Diabetes is a health condition in which the body is unable to properly use glucose (sugar) for energy resulting in high levels of blood glucose (hyperglycemia). In type 2 diabetes, either the pancreas does not produce an adequate amount of insulin or the body cannot respond properly to insulin. Type 2 diabetes is becoming more prevalent among children and young adults. Over time, high blood glucose damages nerves and blood vessels, leading to complications such as stroke, blindness, heart disease, kidney failure, the risk of getting cancer and lower limb amputations.
Currently, 387 million people are diagnosed with diabetes, and at least 68% of the patients that are older than 65 years old die of heart disease. The American Diabetes Association (ADA) guidelines recommend angiotensin-converting enzyme inhibitors (ACEI) or angiotensin receptor blockers (ARBs) for all diabetic patients to reduce heart and kidney-related complications.
Metformin (Glucophage) and pioglitazone (Actos) have supporting evidence for reducing cardiovascular (heart and circulatory system) related events. Metformin is the first-line treatment for type 2 diabetes. In the U.K. Prospective Diabetes Study (UKPDS), metformin reduced the risk of heart attacks in overweight diabetic patients when compared to patients that received insulin or a sulfonylurea.

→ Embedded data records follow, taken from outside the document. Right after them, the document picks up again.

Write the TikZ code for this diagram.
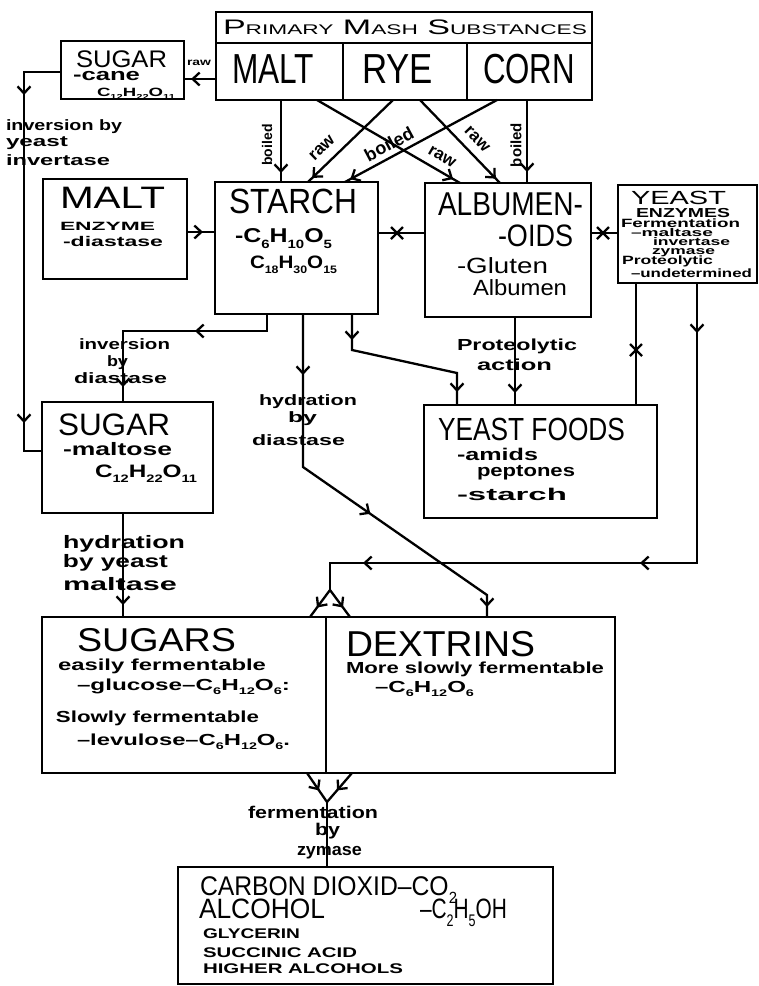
\documentclass[tikz,border=0pt]{standalone}
\usepackage{fontspec}
\setmainfont{Liberation Sans}
\usepackage{graphicx}
\usetikzlibrary{arrows.meta,decorations.markings}
\newcounter{tn}
\newcommand\T[5]{\stepcounter{tn}\node[txt] (t\arabic{tn}) at (#1,#2) {\resizebox{#3pt}{\height}{\fontsize{#4}{#4}\selectfont #5}};}
\newcommand\R[5]{\stepcounter{tn}\node[inner sep=0pt, rotate=#3] (t\arabic{tn}) at (#1,#2) {\fontsize{#4}{#4}\selectfont\bfseries #5};}
\newcommand\sbs[1]{\raisebox{-0.3em}{\scalebox{0.6}{#1}}}
\newcommand\smc[1]{{\fontsize{14}{14}\selectfont #1}}
\newcommand\B[5]{\node[box, minimum width={#4-#2}, minimum height={#5-#3}] (#1) at ({(#2+#4)/2},{(#3+#5)/2}) {};}
\tikzset{
 txt/.style={anchor=base west, inner sep=0pt, outer sep=0pt},
 box/.style={draw, line width=2.6pt, inner sep=0pt, outer sep=0pt},
 conn/.style={line width=2.3pt, line join=miter},
 tipat/.style={postaction={decorate, decoration={markings, mark=at position #1 with {\arrow{Straight Barb[length=7pt,width=13pt]}}}}},
 xat/.style={postaction={decorate, decoration={markings, mark=at position #1 with {\draw[line width=2.3pt] (-6pt,-6pt)--(6pt,6pt) (-6pt,6pt)--(6pt,-6pt);}}}},
}
\begin{document}
\begin{tikzpicture}[x=1pt,y=-1pt]
\useasboundingbox (0,0) rectangle (759,986);
\fill[white] (0,0) rectangle (759,986);
% boxes
\B{pmh}{216}{12}{592}{43}
\B{malt}{216}{43}{343}{100}
\B{rye}{343}{43}{467}{100}
\B{corn}{467}{43}{592}{100}
\B{cane}{61}{41}{184}{99}
\B{maltenz}{43}{179}{187}{279}
\B{starch}{215}{182}{378}{314}
\B{alb}{425}{183}{591}{317}
\B{yeast}{618}{185}{757}{283}
\B{maltose}{42}{402}{213}{513}
\B{yf}{424}{405}{657}{518}
\B{sugars}{42}{617}{326}{773}
\B{dextrins}{326}{617}{615}{773}
\B{prod}{178}{867}{553}{984}
% texts
\T{223}{34}{364}{21}{P\smc{RIMARY} M\smc{ASH} S\smc{UBSTANCES}}
\T{232}{83}{82}{42}{MALT}
\T{362}{83}{71}{42}{RYE}
\T{483}{83}{92}{42}{CORN}
\T{76}{67}{91}{24}{SUGAR}
\T{73}{80}{67}{17}{\bfseries -cane}
\T{97}{96}{78}{12}{\bfseries C\sbs{12}H\sbs{22}O\sbs{11}}
\T{187}{65}{24}{10}{\bfseries raw}
\T{6}{130}{116}{15}{\bfseries inversion by}
\T{6}{146}{62}{15}{\bfseries yeast}
\T{6}{165}{104}{15}{\bfseries invertase}
\T{60}{208}{105}{31}{MALT}
\T{60}{230}{95}{12}{\bfseries ENZYME}
\T{63}{246}{100}{14}{\bfseries -diastase}
\T{229}{213}{128}{35}{STARCH}
\T{235}{242}{97}{20}{\bfseries -C\sbs{6}H\sbs{10}O\sbs{5}}
\T{250}{268}{87}{18}{\bfseries C\sbs{18}H\sbs{30}O\sbs{15}}
\T{438}{215}{145}{33}{ALBUMEN-}
\T{498}{246}{75}{31}{-OIDS}
\T{457}{273}{91}{22}{-Gluten}
\T{473}{295}{94}{22}{Albumen}
\T{631}{204}{95}{19}{YEAST}
\T{636}{217}{94}{13}{\bfseries ENZYMES}
\T{621}{227}{119}{12}{\bfseries Fermentation}
\T{631}{236}{82}{11}{\bfseries –maltase}
\T{653}{245}{77}{11}{\bfseries invertase}
\T{652}{254}{63}{11}{\bfseries zymase}
\T{622}{264}{91}{12}{\bfseries Proteolytic}
\T{631}{277}{121}{12}{\bfseries –undetermined}
\T{79}{349}{91}{15}{\bfseries inversion}
\T{107}{366}{21}{15}{\bfseries by}
\T{74}{383}{93}{15}{\bfseries diastase}
\T{259}{405}{98}{15}{\bfseries hydration}
\T{288}{422}{29}{15}{\bfseries by}
\T{252}{445}{93}{15}{\bfseries diastase}
\T{457}{350}{120}{16}{\bfseries Proteolytic}
\T{477}{370}{75}{16}{\bfseries action}
\T{58}{435}{112}{31}{SUGAR}
\T{63}{455}{109}{18}{\bfseries -maltose}
\T{95}{477}{102}{18}{\bfseries C\sbs{12}H\sbs{22}O\sbs{11}}
\T{438}{440}{187}{32}{YEAST FOODS}
\T{457}{460}{81}{17}{\bfseries -amids}
\T{477}{476}{98}{17}{\bfseries peptones}
\T{457}{500}{110}{17}{\bfseries -starch}
\T{63}{548}{122}{18}{\bfseries hydration}
\T{63}{567}{105}{18}{\bfseries by yeast}
\T{63}{590}{114}{18}{\bfseries maltase}
\T{77}{651}{159}{33}{SUGARS}
\T{58}{670}{208}{16}{\bfseries easily fermentable}
\T{77}{690}{213}{16}{\bfseries –glucose–C\sbs{6}H\sbs{12}O\sbs{6}:}
\T{56}{722}{203}{16}{\bfseries Slowly fermentable}
\T{77}{745}{213}{16}{\bfseries –levulose–C\sbs{6}H\sbs{12}O\sbs{6}.}
\T{346}{656}{189}{36}{DEXTRINS}
\T{346}{673}{258}{16}{\bfseries More slowly fermentable}
\T{375}{692}{99}{16}{\bfseries –C\sbs{6}H\sbs{12}O\sbs{6}}
\T{248}{818}{130}{17}{\bfseries fermentation}
\T{315}{835}{25}{17}{\bfseries by}
\T{297}{855}{65}{17}{\bfseries zymase}
\T{200}{895}{257}{27}{CARBON DIOXID–CO\sbs{2}}
\T{199}{918}{126}{28}{ALCOHOL}
\T{420}{918}{87}{28}{–C\sbs{2}H\sbs{5}OH}
\T{203}{938}{97}{14}{\bfseries GLYCERIN}
\T{203}{957}{154}{14}{\bfseries SUCCINIC ACID}
\T{203}{973}{200}{14}{\bfseries HIGHER ALCOHOLS}
% rotated labels
\R{267}{145}{90}{14}{boiled}
\R{322}{148}{44}{17}{raw}
\R{389}{144}{28}{18}{boiled}
\R{442}{157}{-30}{17}{raw}
\R{477}{139}{-46}{17}{raw}
\R{516}{145}{90}{15}{boiled}
% connectors
\draw[conn, tipat=25pt] (malt.west |- 0,79) -- (cane.east |- 0,79);
\draw[conn, tipat=60pt, tipat=388pt] (cane.west |- 0,72) -| (24,451) -- (maltose.west |- 0,451);
\draw[conn, tipat=16pt] (maltenz.east |- 0,232) -- (starch.west |- 0,232);
\draw[conn, xat=19pt] (starch.east |- 0,233) -- (alb.west |- 0,233);
\draw[conn, xat=12pt] (alb.east |- 0,233) -- (yeast.west |- 0,233);
\draw[conn, tipat=-9pt] (281,0 |- malt.south) -- (281,0 |- starch.north);
\draw[conn, tipat=-8pt] (317,0 |- malt.south) -- (460,0 |- alb.north);
\draw[conn, tipat=-6pt] (393,0 |- rye.south) -- (308,0 |- starch.north);
\draw[conn, tipat=-6pt] (420,0 |- rye.south) -- (500,0 |- alb.north);
\draw[conn, tipat=-6pt] (497,0 |- corn.south) -- (345,0 |- starch.north);
\draw[conn, tipat=-11pt] (527,0 |- corn.south) -- (527,0 |- alb.north);
\draw[conn, tipat=89pt, tipat=217pt] (267,0 |- starch.south) |- (123,331) -- (123,0 |- maltose.north);
\draw[conn, tipat=61pt, tipat=235pt, tipat=-10pt] (303,0 |- starch.south) -- (303,467) -- (487,595) -- (487,0 |- dextrins.north);
\draw[conn, tipat=26pt, tipat=-13pt] (352,0 |- starch.south) -- (352,350) -- (457,373) -- (457,0 |- yf.north);
\draw[conn, tipat=-12pt] (515,0 |- alb.south) -- (515,0 |- yf.north);
\draw[conn, xat=67pt] (636,0 |- yeast.south) -- (636,0 |- yf.north);
\coordinate (fk) at (330,590);
\draw[conn, tipat=50pt, tipat=337pt, tipat=614pt] (697,0 |- yeast.south) |- (330,563) -- (fk);
\draw[conn, tipat=0.65] (fk) -- (310,0 |- sugars.north);
\draw[conn, tipat=0.65] (fk) -- (350,0 |- dextrins.north);
\draw[conn, tipat=-12pt] (123,0 |- maltose.south) -- (123,0 |- sugars.north);
\coordinate (fk2) at (327,802);
\draw[conn, tipat=0.6] (307,0 |- sugars.south) -- (fk2);
\draw[conn, tipat=0.6] (352,0 |- dextrins.south) -- (fk2);
\draw[conn] (fk2) -- (327,0 |- prod.north);
\end{tikzpicture}
\end{document}
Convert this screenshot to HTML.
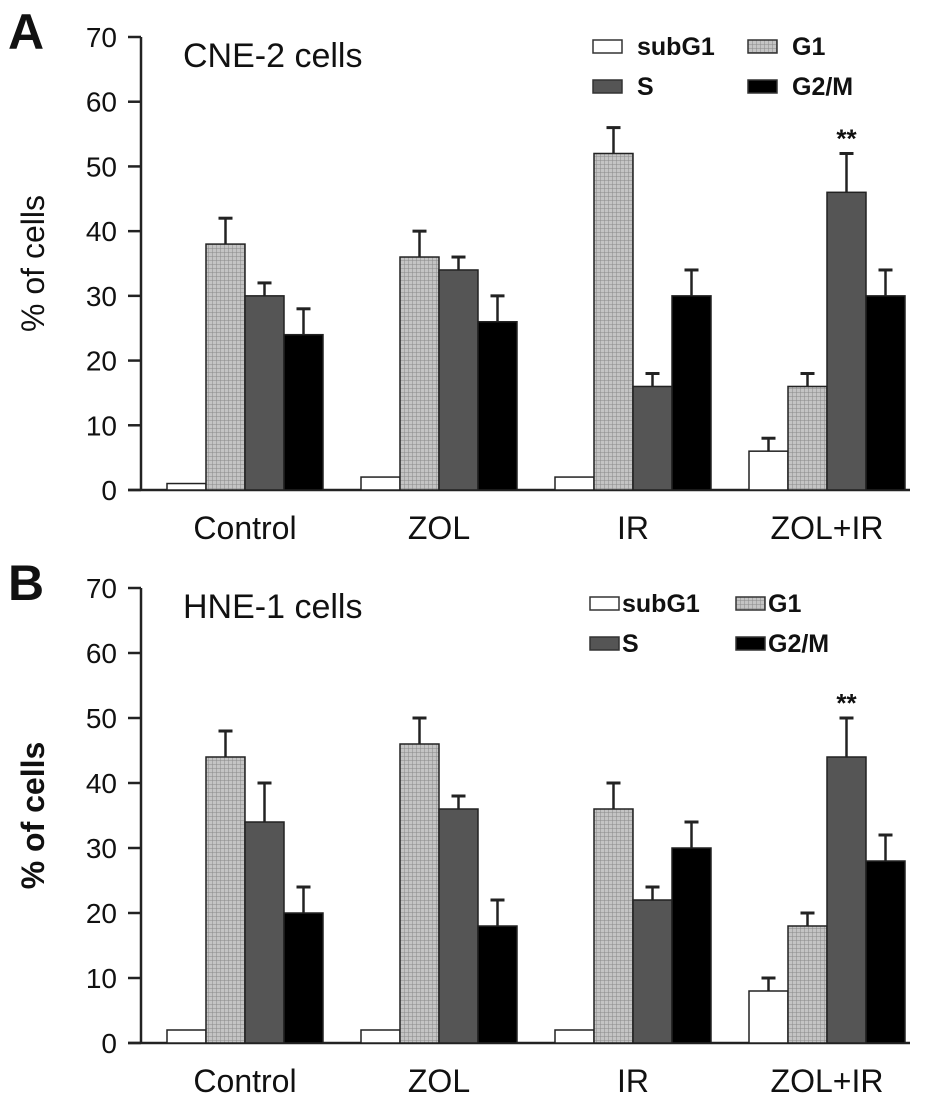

Pioglitazone (Actos) reduces blood pressure, improves endothelial function, and has beneficial effects on cholesterol profile, and atherosclerosis. Pioglitazone significantly reduced a secondary composite end point of all-cause mortality, nonfatal myocardial infarction, and stroke in one study. However, pioglitazone is also known to cause weight gain, fluid retention, and worsen heart failure.
A newer glucose lowering agent, empagliflozin (Jardiance), is the first anti-diabetic drug to show a reduction in death due to cardiovascular events.